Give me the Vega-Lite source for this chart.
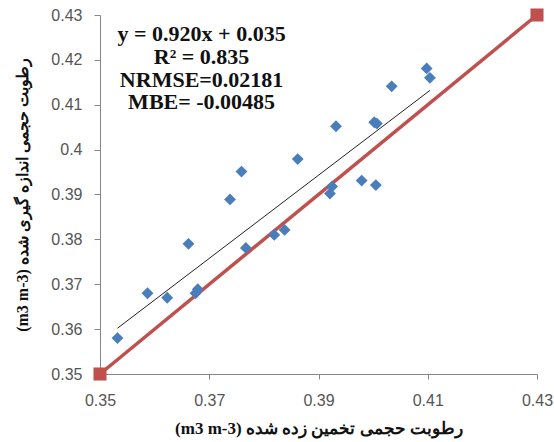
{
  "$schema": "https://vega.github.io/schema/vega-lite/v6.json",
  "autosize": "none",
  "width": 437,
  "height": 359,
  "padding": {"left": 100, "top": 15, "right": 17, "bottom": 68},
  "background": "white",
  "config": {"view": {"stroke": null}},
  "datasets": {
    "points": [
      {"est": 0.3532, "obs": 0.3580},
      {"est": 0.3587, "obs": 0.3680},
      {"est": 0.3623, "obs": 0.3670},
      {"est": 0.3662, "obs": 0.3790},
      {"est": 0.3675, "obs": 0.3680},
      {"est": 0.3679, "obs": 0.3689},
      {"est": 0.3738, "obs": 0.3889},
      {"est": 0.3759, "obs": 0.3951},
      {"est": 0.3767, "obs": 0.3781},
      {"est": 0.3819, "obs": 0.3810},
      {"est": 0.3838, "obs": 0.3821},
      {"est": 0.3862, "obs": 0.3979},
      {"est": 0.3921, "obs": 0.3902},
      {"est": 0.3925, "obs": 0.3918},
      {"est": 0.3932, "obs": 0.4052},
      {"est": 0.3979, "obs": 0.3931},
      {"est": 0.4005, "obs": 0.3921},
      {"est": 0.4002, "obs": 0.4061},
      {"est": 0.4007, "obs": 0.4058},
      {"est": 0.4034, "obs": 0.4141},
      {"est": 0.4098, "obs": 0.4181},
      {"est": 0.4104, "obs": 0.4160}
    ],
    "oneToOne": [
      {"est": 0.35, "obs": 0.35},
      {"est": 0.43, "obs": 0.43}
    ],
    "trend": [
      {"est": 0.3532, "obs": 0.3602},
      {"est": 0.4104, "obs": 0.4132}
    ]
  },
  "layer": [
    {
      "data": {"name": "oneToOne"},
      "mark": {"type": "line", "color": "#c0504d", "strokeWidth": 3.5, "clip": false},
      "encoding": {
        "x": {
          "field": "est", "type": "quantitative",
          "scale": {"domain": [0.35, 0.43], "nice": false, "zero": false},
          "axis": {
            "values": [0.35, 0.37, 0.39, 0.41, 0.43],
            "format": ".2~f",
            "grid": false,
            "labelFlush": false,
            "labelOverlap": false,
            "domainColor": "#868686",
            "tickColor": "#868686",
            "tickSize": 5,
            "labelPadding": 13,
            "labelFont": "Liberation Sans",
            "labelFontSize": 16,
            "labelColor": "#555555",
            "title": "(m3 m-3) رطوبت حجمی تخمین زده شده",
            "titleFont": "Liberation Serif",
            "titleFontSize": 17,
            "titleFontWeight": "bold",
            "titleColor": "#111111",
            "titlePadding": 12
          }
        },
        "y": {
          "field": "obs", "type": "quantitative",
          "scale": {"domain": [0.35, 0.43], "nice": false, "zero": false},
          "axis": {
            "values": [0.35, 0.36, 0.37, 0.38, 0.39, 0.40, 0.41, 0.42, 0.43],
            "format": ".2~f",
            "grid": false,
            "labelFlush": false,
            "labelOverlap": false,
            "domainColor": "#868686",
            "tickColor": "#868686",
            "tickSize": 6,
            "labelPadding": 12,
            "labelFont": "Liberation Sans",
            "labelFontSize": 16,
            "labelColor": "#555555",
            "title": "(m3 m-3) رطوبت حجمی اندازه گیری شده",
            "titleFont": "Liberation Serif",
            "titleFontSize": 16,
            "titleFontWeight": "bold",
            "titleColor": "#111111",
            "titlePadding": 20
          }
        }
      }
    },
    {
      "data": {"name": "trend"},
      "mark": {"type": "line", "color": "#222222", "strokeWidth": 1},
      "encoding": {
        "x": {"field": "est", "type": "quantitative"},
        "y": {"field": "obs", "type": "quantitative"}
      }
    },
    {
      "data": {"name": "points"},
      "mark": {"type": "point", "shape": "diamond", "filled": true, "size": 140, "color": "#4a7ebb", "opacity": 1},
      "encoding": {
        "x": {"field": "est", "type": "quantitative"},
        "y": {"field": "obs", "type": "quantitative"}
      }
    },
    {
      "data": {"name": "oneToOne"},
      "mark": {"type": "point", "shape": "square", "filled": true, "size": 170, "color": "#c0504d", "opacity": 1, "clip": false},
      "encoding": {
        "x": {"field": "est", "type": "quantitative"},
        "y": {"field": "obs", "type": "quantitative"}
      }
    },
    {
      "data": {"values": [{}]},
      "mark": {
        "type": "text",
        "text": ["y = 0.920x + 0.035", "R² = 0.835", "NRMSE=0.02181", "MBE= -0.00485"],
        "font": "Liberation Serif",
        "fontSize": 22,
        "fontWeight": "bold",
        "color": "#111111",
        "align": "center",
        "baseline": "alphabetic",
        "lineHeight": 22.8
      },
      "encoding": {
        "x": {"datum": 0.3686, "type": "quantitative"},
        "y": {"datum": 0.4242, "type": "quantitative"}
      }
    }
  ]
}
⁂
**PROBLEM REQUIREMENTS**
Return each line of the data, keeping its wording exact and omitting pictures.

**RESULT**
Give me the Vega-Lite source for this chart.
{
  "$schema": "https://vega.github.io/schema/vega-lite/v6.json",
  "autosize": "none",
  "width": 437,
  "height": 359,
  "padding": {"left": 100, "top": 15, "right": 17, "bottom": 68},
  "background": "white",
  "config": {"view": {"stroke": null}},
  "datasets": {
    "points": [
      {"est": 0.3532, "obs": 0.3580},
      {"est": 0.3587, "obs": 0.3680},
      {"est": 0.3623, "obs": 0.3670},
      {"est": 0.3662, "obs": 0.3790},
      {"est": 0.3675, "obs": 0.3680},
      {"est": 0.3679, "obs": 0.3689},
      {"est": 0.3738, "obs": 0.3889},
      {"est": 0.3759, "obs": 0.3951},
      {"est": 0.3767, "obs": 0.3781},
      {"est": 0.3819, "obs": 0.3810},
      {"est": 0.3838, "obs": 0.3821},
      {"est": 0.3862, "obs": 0.3979},
      {"est": 0.3921, "obs": 0.3902},
      {"est": 0.3925, "obs": 0.3918},
      {"est": 0.3932, "obs": 0.4052},
      {"est": 0.3979, "obs": 0.3931},
      {"est": 0.4005, "obs": 0.3921},
      {"est": 0.4002, "obs": 0.4061},
      {"est": 0.4007, "obs": 0.4058},
      {"est": 0.4034, "obs": 0.4141},
      {"est": 0.4098, "obs": 0.4181},
      {"est": 0.4104, "obs": 0.4160}
    ],
    "oneToOne": [
      {"est": 0.35, "obs": 0.35},
      {"est": 0.43, "obs": 0.43}
    ],
    "trend": [
      {"est": 0.3532, "obs": 0.3602},
      {"est": 0.4104, "obs": 0.4132}
    ]
  },
  "layer": [
    {
      "data": {"name": "oneToOne"},
      "mark": {"type": "line", "color": "#c0504d", "strokeWidth": 3.5, "clip": false},
      "encoding": {
        "x": {
          "field": "est", "type": "quantitative",
          "scale": {"domain": [0.35, 0.43], "nice": false, "zero": false},
          "axis": {
            "values": [0.35, 0.37, 0.39, 0.41, 0.43],
            "format": ".2~f",
            "grid": false,
            "labelFlush": false,
            "labelOverlap": false,
            "domainColor": "#868686",
            "tickColor": "#868686",
            "tickSize": 5,
            "labelPadding": 13,
            "labelFont": "Liberation Sans",
            "labelFontSize": 16,
            "labelColor": "#555555",
            "title": "(m3 m-3) رطوبت حجمی تخمین زده شده",
            "titleFont": "Liberation Serif",
            "titleFontSize": 17,
            "titleFontWeight": "bold",
            "titleColor": "#111111",
            "titlePadding": 12
          }
        },
        "y": {
          "field": "obs", "type": "quantitative",
          "scale": {"domain": [0.35, 0.43], "nice": false, "zero": false},
          "axis": {
            "values": [0.35, 0.36, 0.37, 0.38, 0.39, 0.40, 0.41, 0.42, 0.43],
            "format": ".2~f",
            "grid": false,
            "labelFlush": false,
            "labelOverlap": false,
            "domainColor": "#868686",
            "tickColor": "#868686",
            "tickSize": 6,
            "labelPadding": 12,
            "labelFont": "Liberation Sans",
            "labelFontSize": 16,
            "labelColor": "#555555",
            "title": "(m3 m-3) رطوبت حجمی اندازه گیری شده",
            "titleFont": "Liberation Serif",
            "titleFontSize": 16,
            "titleFontWeight": "bold",
            "titleColor": "#111111",
            "titlePadding": 20
          }
        }
      }
    },
    {
      "data": {"name": "trend"},
      "mark": {"type": "line", "color": "#222222", "strokeWidth": 1},
      "encoding": {
        "x": {"field": "est", "type": "quantitative"},
        "y": {"field": "obs", "type": "quantitative"}
      }
    },
    {
      "data": {"name": "points"},
      "mark": {"type": "point", "shape": "diamond", "filled": true, "size": 140, "color": "#4a7ebb", "opacity": 1},
      "encoding": {
        "x": {"field": "est", "type": "quantitative"},
        "y": {"field": "obs", "type": "quantitative"}
      }
    },
    {
      "data": {"name": "oneToOne"},
      "mark": {"type": "point", "shape": "square", "filled": true, "size": 170, "color": "#c0504d", "opacity": 1, "clip": false},
      "encoding": {
        "x": {"field": "est", "type": "quantitative"},
        "y": {"field": "obs", "type": "quantitative"}
      }
    },
    {
      "data": {"values": [{}]},
      "mark": {
        "type": "text",
        "text": ["y = 0.920x + 0.035", "R² = 0.835", "NRMSE=0.02181", "MBE= -0.00485"],
        "font": "Liberation Serif",
        "fontSize": 22,
        "fontWeight": "bold",
        "color": "#111111",
        "align": "center",
        "baseline": "alphabetic",
        "lineHeight": 22.8
      },
      "encoding": {
        "x": {"datum": 0.3686, "type": "quantitative"},
        "y": {"datum": 0.4242, "type": "quantitative"}
      }
    }
  ]
}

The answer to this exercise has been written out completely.